Supplied material —
▶

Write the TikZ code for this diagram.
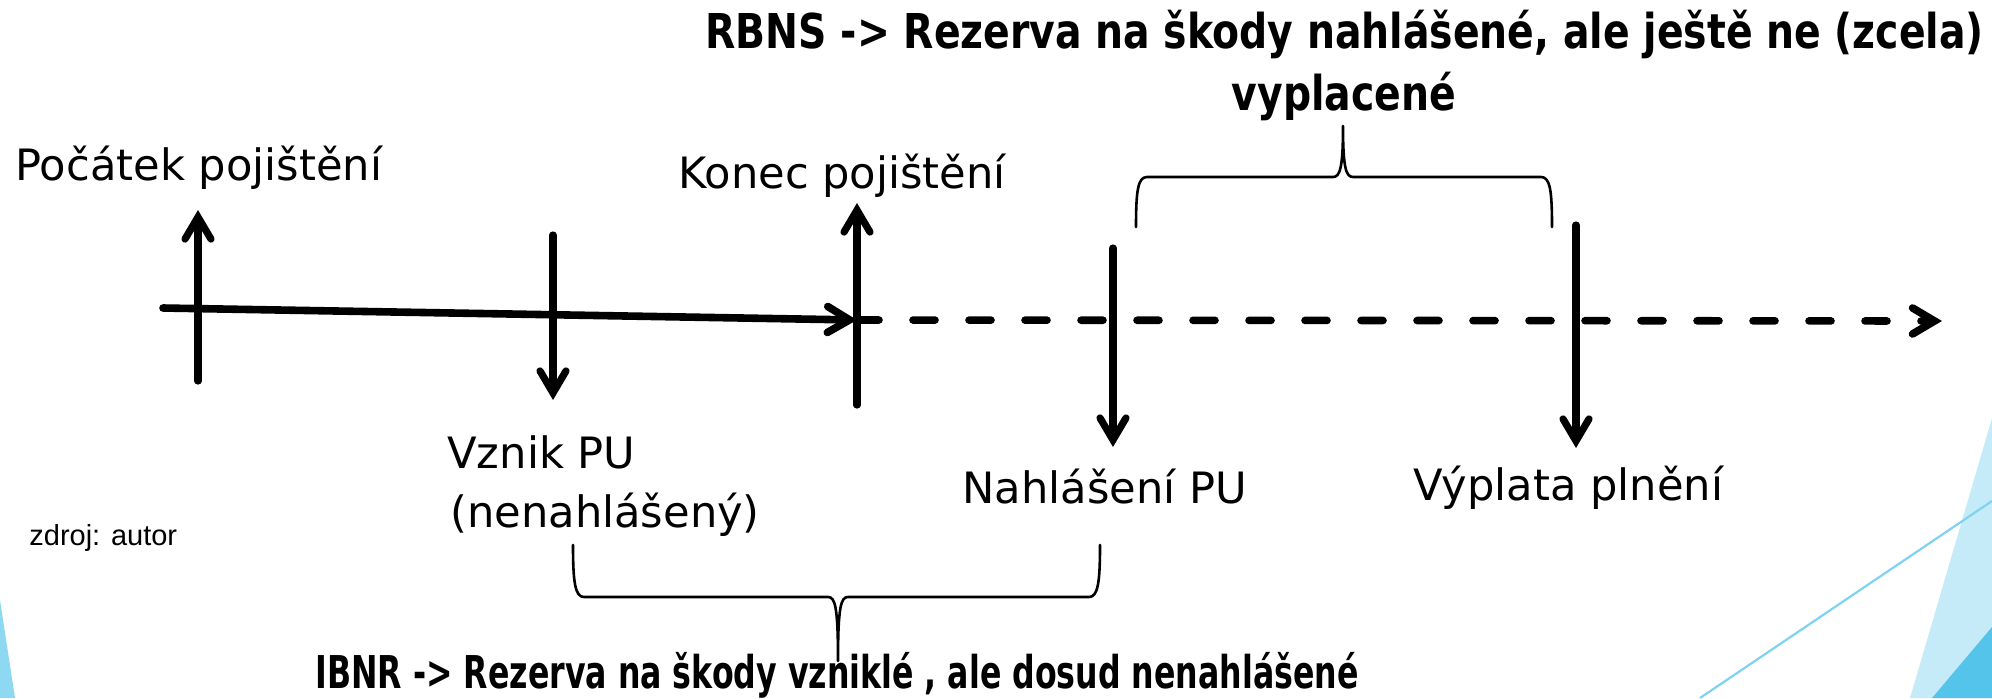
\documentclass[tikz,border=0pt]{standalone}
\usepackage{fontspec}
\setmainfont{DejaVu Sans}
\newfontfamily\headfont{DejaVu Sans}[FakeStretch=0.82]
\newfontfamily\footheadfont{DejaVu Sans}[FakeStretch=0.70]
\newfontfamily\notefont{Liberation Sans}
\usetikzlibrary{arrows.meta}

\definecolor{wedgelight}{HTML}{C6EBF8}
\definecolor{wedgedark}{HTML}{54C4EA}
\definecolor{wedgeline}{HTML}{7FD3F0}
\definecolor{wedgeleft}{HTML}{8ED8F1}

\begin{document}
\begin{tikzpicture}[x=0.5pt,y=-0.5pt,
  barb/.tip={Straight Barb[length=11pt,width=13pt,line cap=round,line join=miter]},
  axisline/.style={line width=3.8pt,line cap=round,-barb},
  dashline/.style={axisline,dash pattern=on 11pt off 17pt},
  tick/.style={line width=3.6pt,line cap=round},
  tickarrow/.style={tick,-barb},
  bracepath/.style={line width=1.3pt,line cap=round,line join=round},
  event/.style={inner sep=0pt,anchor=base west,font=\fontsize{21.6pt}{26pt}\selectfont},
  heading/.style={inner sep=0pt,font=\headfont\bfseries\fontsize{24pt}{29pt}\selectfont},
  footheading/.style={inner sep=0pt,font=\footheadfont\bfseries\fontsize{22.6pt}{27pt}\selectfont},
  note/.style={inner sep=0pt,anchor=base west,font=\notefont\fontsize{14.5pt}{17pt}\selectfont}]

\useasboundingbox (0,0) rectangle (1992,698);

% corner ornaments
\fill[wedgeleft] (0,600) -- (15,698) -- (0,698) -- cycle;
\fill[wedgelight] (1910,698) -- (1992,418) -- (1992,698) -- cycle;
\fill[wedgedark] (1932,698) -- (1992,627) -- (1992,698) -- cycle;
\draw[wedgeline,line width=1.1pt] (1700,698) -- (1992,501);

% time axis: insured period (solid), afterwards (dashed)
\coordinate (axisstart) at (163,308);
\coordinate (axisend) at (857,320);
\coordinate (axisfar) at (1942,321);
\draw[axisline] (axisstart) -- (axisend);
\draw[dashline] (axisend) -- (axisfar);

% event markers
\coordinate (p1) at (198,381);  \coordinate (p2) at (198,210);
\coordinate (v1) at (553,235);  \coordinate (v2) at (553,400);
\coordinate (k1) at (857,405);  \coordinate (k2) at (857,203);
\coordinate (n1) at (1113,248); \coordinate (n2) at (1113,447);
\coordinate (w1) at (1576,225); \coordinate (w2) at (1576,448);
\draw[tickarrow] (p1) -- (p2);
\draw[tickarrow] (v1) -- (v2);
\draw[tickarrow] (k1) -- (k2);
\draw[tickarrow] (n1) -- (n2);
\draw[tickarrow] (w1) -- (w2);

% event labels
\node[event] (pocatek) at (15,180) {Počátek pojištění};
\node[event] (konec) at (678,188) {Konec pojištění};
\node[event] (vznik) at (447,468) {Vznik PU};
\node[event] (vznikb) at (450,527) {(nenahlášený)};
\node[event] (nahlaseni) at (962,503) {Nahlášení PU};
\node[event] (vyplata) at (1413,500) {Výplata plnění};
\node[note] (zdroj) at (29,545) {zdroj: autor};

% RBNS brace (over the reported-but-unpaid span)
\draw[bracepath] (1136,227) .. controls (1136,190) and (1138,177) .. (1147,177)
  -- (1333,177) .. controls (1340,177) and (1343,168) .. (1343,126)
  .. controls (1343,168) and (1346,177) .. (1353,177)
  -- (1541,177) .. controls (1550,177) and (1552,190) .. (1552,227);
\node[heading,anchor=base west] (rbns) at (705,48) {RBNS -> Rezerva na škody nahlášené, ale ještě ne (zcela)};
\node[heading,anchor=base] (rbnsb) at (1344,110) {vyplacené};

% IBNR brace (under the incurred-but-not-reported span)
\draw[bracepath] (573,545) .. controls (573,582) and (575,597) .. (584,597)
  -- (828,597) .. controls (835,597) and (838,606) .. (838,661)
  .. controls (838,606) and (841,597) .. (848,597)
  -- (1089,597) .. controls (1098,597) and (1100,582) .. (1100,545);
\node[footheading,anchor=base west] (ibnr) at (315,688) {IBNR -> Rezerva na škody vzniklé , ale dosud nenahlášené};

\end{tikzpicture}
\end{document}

◀

Requirements —
Do not include the images; transcribe the rest of the listing exactly.

Written answer —
Write the TikZ code for this diagram.
\documentclass[tikz,border=0pt]{standalone}
\usepackage{fontspec}
\setmainfont{DejaVu Sans}
\newfontfamily\headfont{DejaVu Sans}[FakeStretch=0.82]
\newfontfamily\footheadfont{DejaVu Sans}[FakeStretch=0.70]
\newfontfamily\notefont{Liberation Sans}
\usetikzlibrary{arrows.meta}

\definecolor{wedgelight}{HTML}{C6EBF8}
\definecolor{wedgedark}{HTML}{54C4EA}
\definecolor{wedgeline}{HTML}{7FD3F0}
\definecolor{wedgeleft}{HTML}{8ED8F1}

\begin{document}
\begin{tikzpicture}[x=0.5pt,y=-0.5pt,
  barb/.tip={Straight Barb[length=11pt,width=13pt,line cap=round,line join=miter]},
  axisline/.style={line width=3.8pt,line cap=round,-barb},
  dashline/.style={axisline,dash pattern=on 11pt off 17pt},
  tick/.style={line width=3.6pt,line cap=round},
  tickarrow/.style={tick,-barb},
  bracepath/.style={line width=1.3pt,line cap=round,line join=round},
  event/.style={inner sep=0pt,anchor=base west,font=\fontsize{21.6pt}{26pt}\selectfont},
  heading/.style={inner sep=0pt,font=\headfont\bfseries\fontsize{24pt}{29pt}\selectfont},
  footheading/.style={inner sep=0pt,font=\footheadfont\bfseries\fontsize{22.6pt}{27pt}\selectfont},
  note/.style={inner sep=0pt,anchor=base west,font=\notefont\fontsize{14.5pt}{17pt}\selectfont}]

\useasboundingbox (0,0) rectangle (1992,698);

% corner ornaments
\fill[wedgeleft] (0,600) -- (15,698) -- (0,698) -- cycle;
\fill[wedgelight] (1910,698) -- (1992,418) -- (1992,698) -- cycle;
\fill[wedgedark] (1932,698) -- (1992,627) -- (1992,698) -- cycle;
\draw[wedgeline,line width=1.1pt] (1700,698) -- (1992,501);

% time axis: insured period (solid), afterwards (dashed)
\coordinate (axisstart) at (163,308);
\coordinate (axisend) at (857,320);
\coordinate (axisfar) at (1942,321);
\draw[axisline] (axisstart) -- (axisend);
\draw[dashline] (axisend) -- (axisfar);

% event markers
\coordinate (p1) at (198,381);  \coordinate (p2) at (198,210);
\coordinate (v1) at (553,235);  \coordinate (v2) at (553,400);
\coordinate (k1) at (857,405);  \coordinate (k2) at (857,203);
\coordinate (n1) at (1113,248); \coordinate (n2) at (1113,447);
\coordinate (w1) at (1576,225); \coordinate (w2) at (1576,448);
\draw[tickarrow] (p1) -- (p2);
\draw[tickarrow] (v1) -- (v2);
\draw[tickarrow] (k1) -- (k2);
\draw[tickarrow] (n1) -- (n2);
\draw[tickarrow] (w1) -- (w2);

% event labels
\node[event] (pocatek) at (15,180) {Počátek pojištění};
\node[event] (konec) at (678,188) {Konec pojištění};
\node[event] (vznik) at (447,468) {Vznik PU};
\node[event] (vznikb) at (450,527) {(nenahlášený)};
\node[event] (nahlaseni) at (962,503) {Nahlášení PU};
\node[event] (vyplata) at (1413,500) {Výplata plnění};
\node[note] (zdroj) at (29,545) {zdroj: autor};

% RBNS brace (over the reported-but-unpaid span)
\draw[bracepath] (1136,227) .. controls (1136,190) and (1138,177) .. (1147,177)
  -- (1333,177) .. controls (1340,177) and (1343,168) .. (1343,126)
  .. controls (1343,168) and (1346,177) .. (1353,177)
  -- (1541,177) .. controls (1550,177) and (1552,190) .. (1552,227);
\node[heading,anchor=base west] (rbns) at (705,48) {RBNS -> Rezerva na škody nahlášené, ale ještě ne (zcela)};
\node[heading,anchor=base] (rbnsb) at (1344,110) {vyplacené};

% IBNR brace (under the incurred-but-not-reported span)
\draw[bracepath] (573,545) .. controls (573,582) and (575,597) .. (584,597)
  -- (828,597) .. controls (835,597) and (838,606) .. (838,661)
  .. controls (838,606) and (841,597) .. (848,597)
  -- (1089,597) .. controls (1098,597) and (1100,582) .. (1100,545);
\node[footheading,anchor=base west] (ibnr) at (315,688) {IBNR -> Rezerva na škody vzniklé , ale dosud nenahlášené};

\end{tikzpicture}
\end{document}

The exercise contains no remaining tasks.